Exercise — Exclude the pictures and return every line exactly as written.
/---
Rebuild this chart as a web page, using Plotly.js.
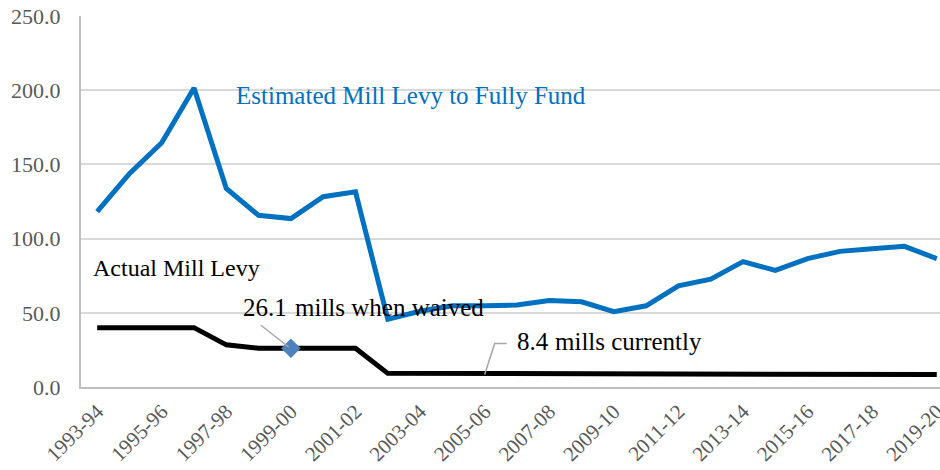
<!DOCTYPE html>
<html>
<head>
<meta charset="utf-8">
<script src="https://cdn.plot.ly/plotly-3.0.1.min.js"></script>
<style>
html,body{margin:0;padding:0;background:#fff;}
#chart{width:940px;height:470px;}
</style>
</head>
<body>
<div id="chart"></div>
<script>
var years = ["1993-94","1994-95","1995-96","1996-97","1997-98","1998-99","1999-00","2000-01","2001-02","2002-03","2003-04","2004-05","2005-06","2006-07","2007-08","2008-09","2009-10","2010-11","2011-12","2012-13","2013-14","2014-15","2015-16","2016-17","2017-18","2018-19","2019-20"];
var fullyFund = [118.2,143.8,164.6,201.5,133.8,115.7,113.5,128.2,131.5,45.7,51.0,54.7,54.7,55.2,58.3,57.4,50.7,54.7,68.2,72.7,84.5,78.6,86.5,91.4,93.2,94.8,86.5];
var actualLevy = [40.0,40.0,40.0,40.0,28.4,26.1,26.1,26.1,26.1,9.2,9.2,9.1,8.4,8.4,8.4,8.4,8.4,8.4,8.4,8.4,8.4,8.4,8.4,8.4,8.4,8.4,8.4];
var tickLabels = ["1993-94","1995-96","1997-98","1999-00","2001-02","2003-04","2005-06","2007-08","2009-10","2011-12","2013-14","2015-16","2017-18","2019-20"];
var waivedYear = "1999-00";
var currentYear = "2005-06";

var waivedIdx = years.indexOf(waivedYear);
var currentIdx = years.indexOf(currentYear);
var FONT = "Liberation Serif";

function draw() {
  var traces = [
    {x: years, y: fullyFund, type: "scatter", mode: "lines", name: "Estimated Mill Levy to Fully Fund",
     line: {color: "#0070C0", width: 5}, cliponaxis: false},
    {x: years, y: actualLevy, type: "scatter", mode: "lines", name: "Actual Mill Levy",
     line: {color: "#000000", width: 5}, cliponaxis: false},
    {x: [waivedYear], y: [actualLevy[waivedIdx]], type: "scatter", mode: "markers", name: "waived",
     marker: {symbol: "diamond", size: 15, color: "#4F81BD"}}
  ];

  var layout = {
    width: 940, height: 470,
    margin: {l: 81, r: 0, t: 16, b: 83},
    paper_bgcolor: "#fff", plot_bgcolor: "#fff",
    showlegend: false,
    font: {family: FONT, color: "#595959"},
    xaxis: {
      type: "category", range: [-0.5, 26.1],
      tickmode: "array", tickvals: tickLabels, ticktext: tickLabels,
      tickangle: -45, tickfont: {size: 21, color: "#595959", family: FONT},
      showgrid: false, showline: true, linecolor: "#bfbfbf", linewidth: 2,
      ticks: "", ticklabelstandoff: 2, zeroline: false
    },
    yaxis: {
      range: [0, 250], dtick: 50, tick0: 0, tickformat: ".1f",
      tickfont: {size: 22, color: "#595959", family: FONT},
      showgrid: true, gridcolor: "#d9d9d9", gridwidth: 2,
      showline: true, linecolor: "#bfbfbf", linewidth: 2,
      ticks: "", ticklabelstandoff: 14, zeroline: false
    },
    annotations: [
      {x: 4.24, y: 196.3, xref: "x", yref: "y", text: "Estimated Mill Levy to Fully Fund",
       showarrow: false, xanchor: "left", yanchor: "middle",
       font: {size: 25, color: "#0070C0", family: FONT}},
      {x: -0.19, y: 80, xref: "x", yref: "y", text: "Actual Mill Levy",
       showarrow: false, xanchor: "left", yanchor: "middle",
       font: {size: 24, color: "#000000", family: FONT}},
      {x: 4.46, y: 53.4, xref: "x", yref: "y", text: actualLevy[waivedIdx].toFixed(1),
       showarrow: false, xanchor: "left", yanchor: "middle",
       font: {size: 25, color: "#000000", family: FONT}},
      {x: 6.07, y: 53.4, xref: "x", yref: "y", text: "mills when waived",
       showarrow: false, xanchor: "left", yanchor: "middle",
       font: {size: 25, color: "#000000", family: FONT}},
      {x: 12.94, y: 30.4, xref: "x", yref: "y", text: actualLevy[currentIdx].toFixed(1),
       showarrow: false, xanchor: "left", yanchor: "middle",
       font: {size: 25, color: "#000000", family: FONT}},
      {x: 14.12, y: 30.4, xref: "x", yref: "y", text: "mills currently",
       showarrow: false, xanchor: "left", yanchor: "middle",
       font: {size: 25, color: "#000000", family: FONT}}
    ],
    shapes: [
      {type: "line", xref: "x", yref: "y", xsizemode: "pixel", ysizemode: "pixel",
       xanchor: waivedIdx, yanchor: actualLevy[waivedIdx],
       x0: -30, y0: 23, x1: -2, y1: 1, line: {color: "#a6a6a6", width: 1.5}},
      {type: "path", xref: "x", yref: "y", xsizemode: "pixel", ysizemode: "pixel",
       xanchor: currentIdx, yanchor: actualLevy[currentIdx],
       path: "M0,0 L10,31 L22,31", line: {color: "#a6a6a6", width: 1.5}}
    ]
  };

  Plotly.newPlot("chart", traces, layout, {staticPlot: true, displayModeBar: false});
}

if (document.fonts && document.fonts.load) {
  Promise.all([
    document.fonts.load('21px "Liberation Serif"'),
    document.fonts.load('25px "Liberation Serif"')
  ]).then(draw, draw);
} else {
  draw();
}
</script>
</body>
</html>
\---
Reply to the task —
Rebuild this chart as a web page, using Plotly.js.
<!DOCTYPE html>
<html>
<head>
<meta charset="utf-8">
<script src="https://cdn.plot.ly/plotly-3.0.1.min.js"></script>
<style>
html,body{margin:0;padding:0;background:#fff;}
#chart{width:940px;height:470px;}
</style>
</head>
<body>
<div id="chart"></div>
<script>
var years = ["1993-94","1994-95","1995-96","1996-97","1997-98","1998-99","1999-00","2000-01","2001-02","2002-03","2003-04","2004-05","2005-06","2006-07","2007-08","2008-09","2009-10","2010-11","2011-12","2012-13","2013-14","2014-15","2015-16","2016-17","2017-18","2018-19","2019-20"];
var fullyFund = [118.2,143.8,164.6,201.5,133.8,115.7,113.5,128.2,131.5,45.7,51.0,54.7,54.7,55.2,58.3,57.4,50.7,54.7,68.2,72.7,84.5,78.6,86.5,91.4,93.2,94.8,86.5];
var actualLevy = [40.0,40.0,40.0,40.0,28.4,26.1,26.1,26.1,26.1,9.2,9.2,9.1,8.4,8.4,8.4,8.4,8.4,8.4,8.4,8.4,8.4,8.4,8.4,8.4,8.4,8.4,8.4];
var tickLabels = ["1993-94","1995-96","1997-98","1999-00","2001-02","2003-04","2005-06","2007-08","2009-10","2011-12","2013-14","2015-16","2017-18","2019-20"];
var waivedYear = "1999-00";
var currentYear = "2005-06";

var waivedIdx = years.indexOf(waivedYear);
var currentIdx = years.indexOf(currentYear);
var FONT = "Liberation Serif";

function draw() {
  var traces = [
    {x: years, y: fullyFund, type: "scatter", mode: "lines", name: "Estimated Mill Levy to Fully Fund",
     line: {color: "#0070C0", width: 5}, cliponaxis: false},
    {x: years, y: actualLevy, type: "scatter", mode: "lines", name: "Actual Mill Levy",
     line: {color: "#000000", width: 5}, cliponaxis: false},
    {x: [waivedYear], y: [actualLevy[waivedIdx]], type: "scatter", mode: "markers", name: "waived",
     marker: {symbol: "diamond", size: 15, color: "#4F81BD"}}
  ];

  var layout = {
    width: 940, height: 470,
    margin: {l: 81, r: 0, t: 16, b: 83},
    paper_bgcolor: "#fff", plot_bgcolor: "#fff",
    showlegend: false,
    font: {family: FONT, color: "#595959"},
    xaxis: {
      type: "category", range: [-0.5, 26.1],
      tickmode: "array", tickvals: tickLabels, ticktext: tickLabels,
      tickangle: -45, tickfont: {size: 21, color: "#595959", family: FONT},
      showgrid: false, showline: true, linecolor: "#bfbfbf", linewidth: 2,
      ticks: "", ticklabelstandoff: 2, zeroline: false
    },
    yaxis: {
      range: [0, 250], dtick: 50, tick0: 0, tickformat: ".1f",
      tickfont: {size: 22, color: "#595959", family: FONT},
      showgrid: true, gridcolor: "#d9d9d9", gridwidth: 2,
      showline: true, linecolor: "#bfbfbf", linewidth: 2,
      ticks: "", ticklabelstandoff: 14, zeroline: false
    },
    annotations: [
      {x: 4.24, y: 196.3, xref: "x", yref: "y", text: "Estimated Mill Levy to Fully Fund",
       showarrow: false, xanchor: "left", yanchor: "middle",
       font: {size: 25, color: "#0070C0", family: FONT}},
      {x: -0.19, y: 80, xref: "x", yref: "y", text: "Actual Mill Levy",
       showarrow: false, xanchor: "left", yanchor: "middle",
       font: {size: 24, color: "#000000", family: FONT}},
      {x: 4.46, y: 53.4, xref: "x", yref: "y", text: actualLevy[waivedIdx].toFixed(1),
       showarrow: false, xanchor: "left", yanchor: "middle",
       font: {size: 25, color: "#000000", family: FONT}},
      {x: 6.07, y: 53.4, xref: "x", yref: "y", text: "mills when waived",
       showarrow: false, xanchor: "left", yanchor: "middle",
       font: {size: 25, color: "#000000", family: FONT}},
      {x: 12.94, y: 30.4, xref: "x", yref: "y", text: actualLevy[currentIdx].toFixed(1),
       showarrow: false, xanchor: "left", yanchor: "middle",
       font: {size: 25, color: "#000000", family: FONT}},
      {x: 14.12, y: 30.4, xref: "x", yref: "y", text: "mills currently",
       showarrow: false, xanchor: "left", yanchor: "middle",
       font: {size: 25, color: "#000000", family: FONT}}
    ],
    shapes: [
      {type: "line", xref: "x", yref: "y", xsizemode: "pixel", ysizemode: "pixel",
       xanchor: waivedIdx, yanchor: actualLevy[waivedIdx],
       x0: -30, y0: 23, x1: -2, y1: 1, line: {color: "#a6a6a6", width: 1.5}},
      {type: "path", xref: "x", yref: "y", xsizemode: "pixel", ysizemode: "pixel",
       xanchor: currentIdx, yanchor: actualLevy[currentIdx],
       path: "M0,0 L10,31 L22,31", line: {color: "#a6a6a6", width: 1.5}}
    ]
  };

  Plotly.newPlot("chart", traces, layout, {staticPlot: true, displayModeBar: false});
}

if (document.fonts && document.fonts.load) {
  Promise.all([
    document.fonts.load('21px "Liberation Serif"'),
    document.fonts.load('25px "Liberation Serif"')
  ]).then(draw, draw);
} else {
  draw();
}
</script>
</body>
</html>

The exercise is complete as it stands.